Since the rows are linearly independent in M, we know that every row has a pivot position.
We know that the row rank is equal to the column rank. Since the row rank is at least m and the column space is at most k, we know that k is either equal to m or greater than it.
Case 1
Let k=m. Then $c_{i_1}, … , c_{i_k}$ is both a linearly independent and a spanning set, so the rows must also be linearly independent.
Case 2
Let k>m. Since $c_{i_1}, … , c_{i_k}$ is a spanning set, it must contain the linearly independent set. In other words, it must contain all columns in M that have a pivot position. So the rows of matrix C also have a pivot in every row, which implies that the rows are linearly independent.
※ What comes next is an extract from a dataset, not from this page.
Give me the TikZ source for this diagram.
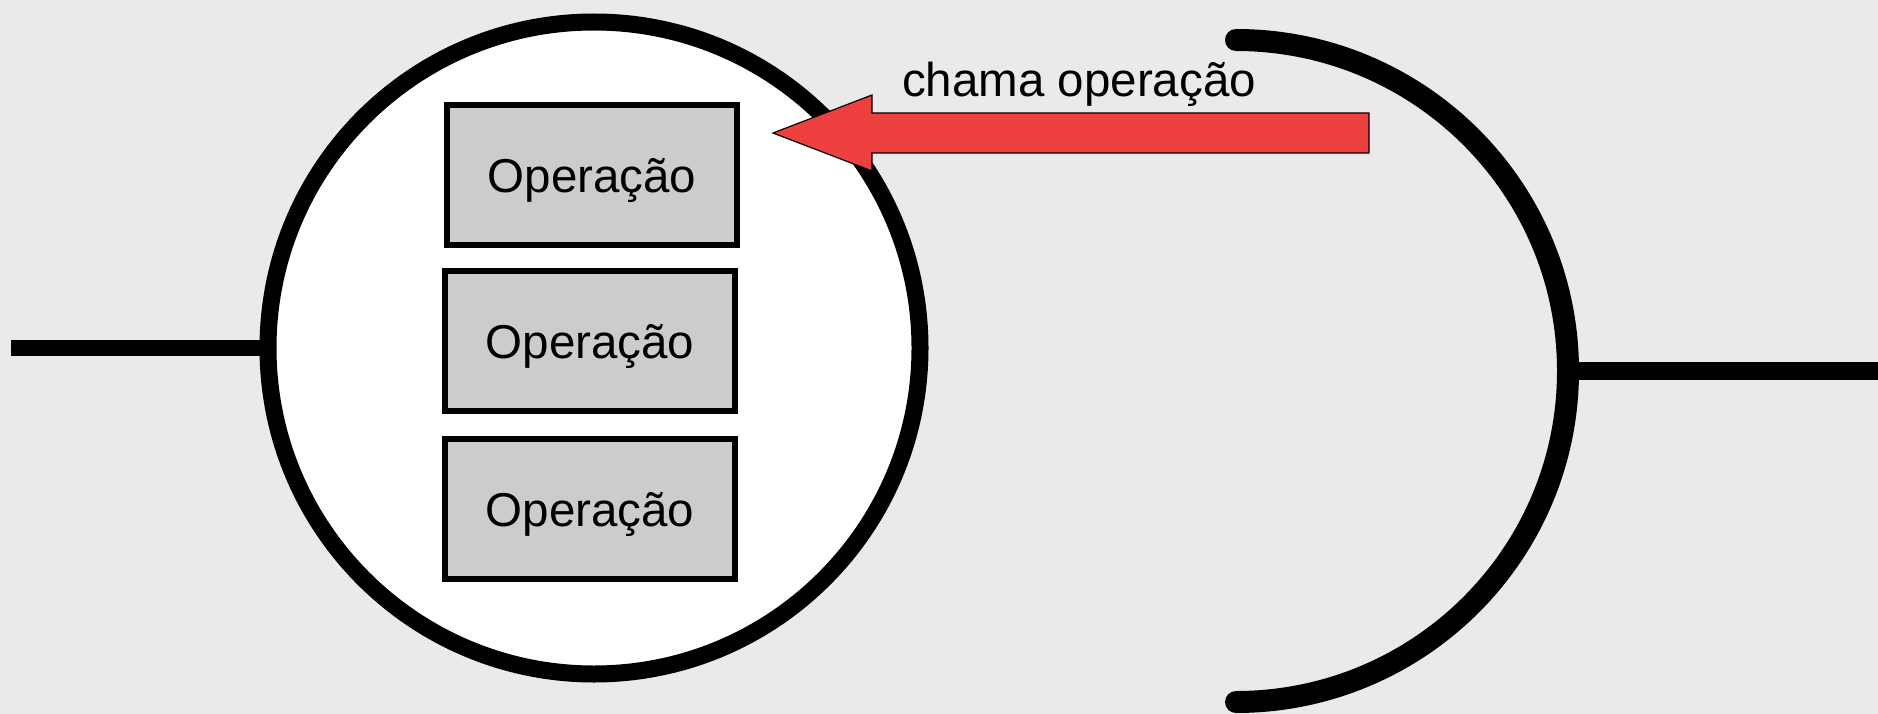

Do you think my answer is correct?
Thanks in advance
Best Answer
I think your "proof by cases" works just fine, though I personally would do three cases, with first case "if $k < m \implies$ Contradiction", basically, then writing the very reasons you concluded that $k \geq m$.
Note: That's just how I'd do it, since you are already considering cases, we might as well exhaust them all, which you did (consider them all, just not explicitly so).
But my preference has nothing to do with the correctness of your proof. Your logic, which you included, for good reason, does the job.